** start INFORMATION PROVIDED **

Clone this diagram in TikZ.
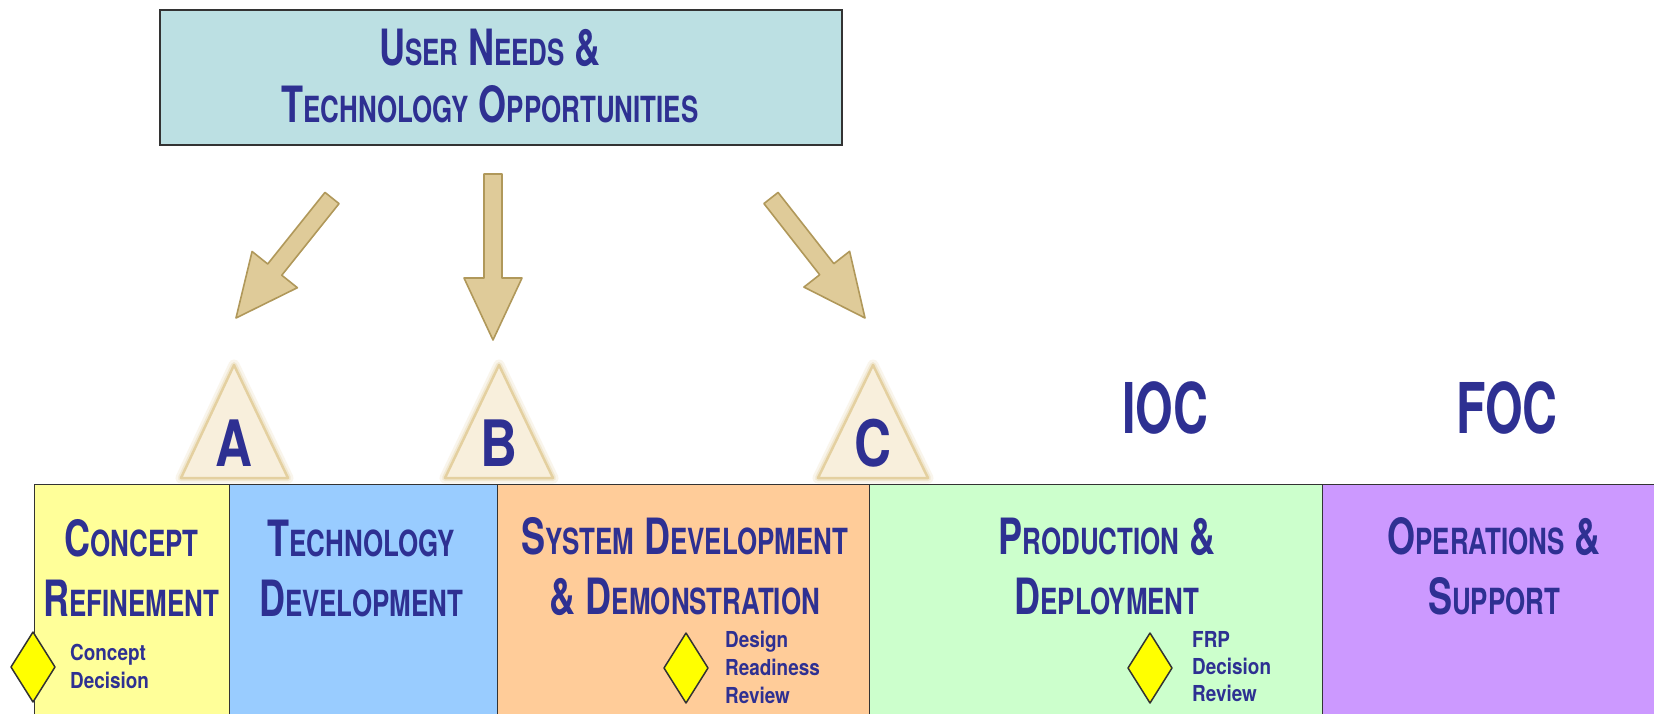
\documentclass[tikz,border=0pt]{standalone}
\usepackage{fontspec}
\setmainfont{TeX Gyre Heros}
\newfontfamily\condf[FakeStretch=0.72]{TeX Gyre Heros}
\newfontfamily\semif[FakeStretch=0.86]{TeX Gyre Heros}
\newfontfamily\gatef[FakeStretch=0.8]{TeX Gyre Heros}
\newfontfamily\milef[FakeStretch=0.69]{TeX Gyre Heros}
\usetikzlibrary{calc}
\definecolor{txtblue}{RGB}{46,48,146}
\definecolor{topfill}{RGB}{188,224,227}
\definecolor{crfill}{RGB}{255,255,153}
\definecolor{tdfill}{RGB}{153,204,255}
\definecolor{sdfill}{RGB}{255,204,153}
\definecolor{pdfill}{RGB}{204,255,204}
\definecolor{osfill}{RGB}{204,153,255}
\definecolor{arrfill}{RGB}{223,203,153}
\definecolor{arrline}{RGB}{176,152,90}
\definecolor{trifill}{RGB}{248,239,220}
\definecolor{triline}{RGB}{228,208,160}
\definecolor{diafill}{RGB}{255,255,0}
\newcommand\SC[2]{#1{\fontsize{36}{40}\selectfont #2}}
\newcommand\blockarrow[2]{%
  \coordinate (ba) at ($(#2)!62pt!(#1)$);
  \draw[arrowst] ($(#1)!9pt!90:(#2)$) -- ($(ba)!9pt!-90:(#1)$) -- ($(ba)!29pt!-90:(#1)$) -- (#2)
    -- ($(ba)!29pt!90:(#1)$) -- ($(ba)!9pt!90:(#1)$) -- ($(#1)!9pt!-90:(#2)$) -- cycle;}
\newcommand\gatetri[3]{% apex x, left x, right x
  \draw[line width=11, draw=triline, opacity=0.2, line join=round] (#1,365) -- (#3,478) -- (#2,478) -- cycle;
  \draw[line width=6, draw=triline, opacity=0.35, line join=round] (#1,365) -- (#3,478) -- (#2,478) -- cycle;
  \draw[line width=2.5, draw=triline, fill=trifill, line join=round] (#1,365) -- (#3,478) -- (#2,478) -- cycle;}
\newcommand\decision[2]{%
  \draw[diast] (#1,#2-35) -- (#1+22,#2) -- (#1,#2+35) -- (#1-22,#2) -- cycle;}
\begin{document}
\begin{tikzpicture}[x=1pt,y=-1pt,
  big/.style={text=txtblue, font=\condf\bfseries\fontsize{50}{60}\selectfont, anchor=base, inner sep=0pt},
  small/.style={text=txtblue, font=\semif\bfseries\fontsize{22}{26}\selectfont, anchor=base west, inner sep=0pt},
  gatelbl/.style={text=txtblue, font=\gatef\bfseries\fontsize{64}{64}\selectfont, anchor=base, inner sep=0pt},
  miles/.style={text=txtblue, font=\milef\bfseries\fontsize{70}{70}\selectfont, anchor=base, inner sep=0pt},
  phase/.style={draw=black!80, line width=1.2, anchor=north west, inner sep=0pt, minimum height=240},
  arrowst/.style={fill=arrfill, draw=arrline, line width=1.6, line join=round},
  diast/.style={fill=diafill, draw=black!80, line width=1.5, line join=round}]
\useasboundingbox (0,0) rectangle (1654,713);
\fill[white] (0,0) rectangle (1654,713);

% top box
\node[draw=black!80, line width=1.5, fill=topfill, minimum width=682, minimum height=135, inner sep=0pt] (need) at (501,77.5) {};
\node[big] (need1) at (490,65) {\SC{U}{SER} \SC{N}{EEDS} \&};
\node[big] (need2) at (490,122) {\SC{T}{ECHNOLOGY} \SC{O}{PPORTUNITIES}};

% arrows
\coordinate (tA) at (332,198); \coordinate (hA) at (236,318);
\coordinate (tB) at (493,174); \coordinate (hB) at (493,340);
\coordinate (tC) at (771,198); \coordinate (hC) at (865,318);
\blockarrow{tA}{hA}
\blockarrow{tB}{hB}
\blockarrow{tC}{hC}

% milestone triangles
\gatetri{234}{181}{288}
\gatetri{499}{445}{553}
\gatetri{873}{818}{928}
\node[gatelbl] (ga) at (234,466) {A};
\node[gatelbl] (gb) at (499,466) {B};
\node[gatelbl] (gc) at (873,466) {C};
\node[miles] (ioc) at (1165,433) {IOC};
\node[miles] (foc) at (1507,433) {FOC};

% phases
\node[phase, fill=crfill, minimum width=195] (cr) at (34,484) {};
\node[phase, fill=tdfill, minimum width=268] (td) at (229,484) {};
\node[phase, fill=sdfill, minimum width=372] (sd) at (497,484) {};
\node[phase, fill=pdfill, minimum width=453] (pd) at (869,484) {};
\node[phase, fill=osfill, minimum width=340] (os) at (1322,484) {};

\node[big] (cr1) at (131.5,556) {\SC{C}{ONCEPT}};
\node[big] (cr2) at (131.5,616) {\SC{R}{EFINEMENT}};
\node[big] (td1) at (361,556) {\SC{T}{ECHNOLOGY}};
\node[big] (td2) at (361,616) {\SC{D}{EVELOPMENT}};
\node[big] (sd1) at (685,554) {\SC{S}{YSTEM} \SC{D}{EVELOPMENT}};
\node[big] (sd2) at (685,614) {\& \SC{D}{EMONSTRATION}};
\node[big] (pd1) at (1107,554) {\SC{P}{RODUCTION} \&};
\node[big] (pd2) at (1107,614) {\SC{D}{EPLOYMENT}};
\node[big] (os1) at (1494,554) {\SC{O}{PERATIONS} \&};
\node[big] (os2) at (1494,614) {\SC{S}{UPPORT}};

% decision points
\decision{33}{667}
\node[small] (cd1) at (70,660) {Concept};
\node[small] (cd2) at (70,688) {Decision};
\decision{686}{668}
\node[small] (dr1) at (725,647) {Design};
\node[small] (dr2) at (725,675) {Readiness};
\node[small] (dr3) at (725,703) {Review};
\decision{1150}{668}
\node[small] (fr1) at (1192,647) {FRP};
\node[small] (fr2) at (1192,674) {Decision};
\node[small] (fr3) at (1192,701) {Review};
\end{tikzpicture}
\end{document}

** end INFORMATION PROVIDED **

• **BRIEF**:
Each line of the material must be retyped exactly, except that images are omitted.

• **RESPONSE**:
Clone this diagram in TikZ.
\documentclass[tikz,border=0pt]{standalone}
\usepackage{fontspec}
\setmainfont{TeX Gyre Heros}
\newfontfamily\condf[FakeStretch=0.72]{TeX Gyre Heros}
\newfontfamily\semif[FakeStretch=0.86]{TeX Gyre Heros}
\newfontfamily\gatef[FakeStretch=0.8]{TeX Gyre Heros}
\newfontfamily\milef[FakeStretch=0.69]{TeX Gyre Heros}
\usetikzlibrary{calc}
\definecolor{txtblue}{RGB}{46,48,146}
\definecolor{topfill}{RGB}{188,224,227}
\definecolor{crfill}{RGB}{255,255,153}
\definecolor{tdfill}{RGB}{153,204,255}
\definecolor{sdfill}{RGB}{255,204,153}
\definecolor{pdfill}{RGB}{204,255,204}
\definecolor{osfill}{RGB}{204,153,255}
\definecolor{arrfill}{RGB}{223,203,153}
\definecolor{arrline}{RGB}{176,152,90}
\definecolor{trifill}{RGB}{248,239,220}
\definecolor{triline}{RGB}{228,208,160}
\definecolor{diafill}{RGB}{255,255,0}
\newcommand\SC[2]{#1{\fontsize{36}{40}\selectfont #2}}
\newcommand\blockarrow[2]{%
  \coordinate (ba) at ($(#2)!62pt!(#1)$);
  \draw[arrowst] ($(#1)!9pt!90:(#2)$) -- ($(ba)!9pt!-90:(#1)$) -- ($(ba)!29pt!-90:(#1)$) -- (#2)
    -- ($(ba)!29pt!90:(#1)$) -- ($(ba)!9pt!90:(#1)$) -- ($(#1)!9pt!-90:(#2)$) -- cycle;}
\newcommand\gatetri[3]{% apex x, left x, right x
  \draw[line width=11, draw=triline, opacity=0.2, line join=round] (#1,365) -- (#3,478) -- (#2,478) -- cycle;
  \draw[line width=6, draw=triline, opacity=0.35, line join=round] (#1,365) -- (#3,478) -- (#2,478) -- cycle;
  \draw[line width=2.5, draw=triline, fill=trifill, line join=round] (#1,365) -- (#3,478) -- (#2,478) -- cycle;}
\newcommand\decision[2]{%
  \draw[diast] (#1,#2-35) -- (#1+22,#2) -- (#1,#2+35) -- (#1-22,#2) -- cycle;}
\begin{document}
\begin{tikzpicture}[x=1pt,y=-1pt,
  big/.style={text=txtblue, font=\condf\bfseries\fontsize{50}{60}\selectfont, anchor=base, inner sep=0pt},
  small/.style={text=txtblue, font=\semif\bfseries\fontsize{22}{26}\selectfont, anchor=base west, inner sep=0pt},
  gatelbl/.style={text=txtblue, font=\gatef\bfseries\fontsize{64}{64}\selectfont, anchor=base, inner sep=0pt},
  miles/.style={text=txtblue, font=\milef\bfseries\fontsize{70}{70}\selectfont, anchor=base, inner sep=0pt},
  phase/.style={draw=black!80, line width=1.2, anchor=north west, inner sep=0pt, minimum height=240},
  arrowst/.style={fill=arrfill, draw=arrline, line width=1.6, line join=round},
  diast/.style={fill=diafill, draw=black!80, line width=1.5, line join=round}]
\useasboundingbox (0,0) rectangle (1654,713);
\fill[white] (0,0) rectangle (1654,713);

% top box
\node[draw=black!80, line width=1.5, fill=topfill, minimum width=682, minimum height=135, inner sep=0pt] (need) at (501,77.5) {};
\node[big] (need1) at (490,65) {\SC{U}{SER} \SC{N}{EEDS} \&};
\node[big] (need2) at (490,122) {\SC{T}{ECHNOLOGY} \SC{O}{PPORTUNITIES}};

% arrows
\coordinate (tA) at (332,198); \coordinate (hA) at (236,318);
\coordinate (tB) at (493,174); \coordinate (hB) at (493,340);
\coordinate (tC) at (771,198); \coordinate (hC) at (865,318);
\blockarrow{tA}{hA}
\blockarrow{tB}{hB}
\blockarrow{tC}{hC}

% milestone triangles
\gatetri{234}{181}{288}
\gatetri{499}{445}{553}
\gatetri{873}{818}{928}
\node[gatelbl] (ga) at (234,466) {A};
\node[gatelbl] (gb) at (499,466) {B};
\node[gatelbl] (gc) at (873,466) {C};
\node[miles] (ioc) at (1165,433) {IOC};
\node[miles] (foc) at (1507,433) {FOC};

% phases
\node[phase, fill=crfill, minimum width=195] (cr) at (34,484) {};
\node[phase, fill=tdfill, minimum width=268] (td) at (229,484) {};
\node[phase, fill=sdfill, minimum width=372] (sd) at (497,484) {};
\node[phase, fill=pdfill, minimum width=453] (pd) at (869,484) {};
\node[phase, fill=osfill, minimum width=340] (os) at (1322,484) {};

\node[big] (cr1) at (131.5,556) {\SC{C}{ONCEPT}};
\node[big] (cr2) at (131.5,616) {\SC{R}{EFINEMENT}};
\node[big] (td1) at (361,556) {\SC{T}{ECHNOLOGY}};
\node[big] (td2) at (361,616) {\SC{D}{EVELOPMENT}};
\node[big] (sd1) at (685,554) {\SC{S}{YSTEM} \SC{D}{EVELOPMENT}};
\node[big] (sd2) at (685,614) {\& \SC{D}{EMONSTRATION}};
\node[big] (pd1) at (1107,554) {\SC{P}{RODUCTION} \&};
\node[big] (pd2) at (1107,614) {\SC{D}{EPLOYMENT}};
\node[big] (os1) at (1494,554) {\SC{O}{PERATIONS} \&};
\node[big] (os2) at (1494,614) {\SC{S}{UPPORT}};

% decision points
\decision{33}{667}
\node[small] (cd1) at (70,660) {Concept};
\node[small] (cd2) at (70,688) {Decision};
\decision{686}{668}
\node[small] (dr1) at (725,647) {Design};
\node[small] (dr2) at (725,675) {Readiness};
\node[small] (dr3) at (725,703) {Review};
\decision{1150}{668}
\node[small] (fr1) at (1192,647) {FRP};
\node[small] (fr2) at (1192,674) {Decision};
\node[small] (fr3) at (1192,701) {Review};
\end{tikzpicture}
\end{document}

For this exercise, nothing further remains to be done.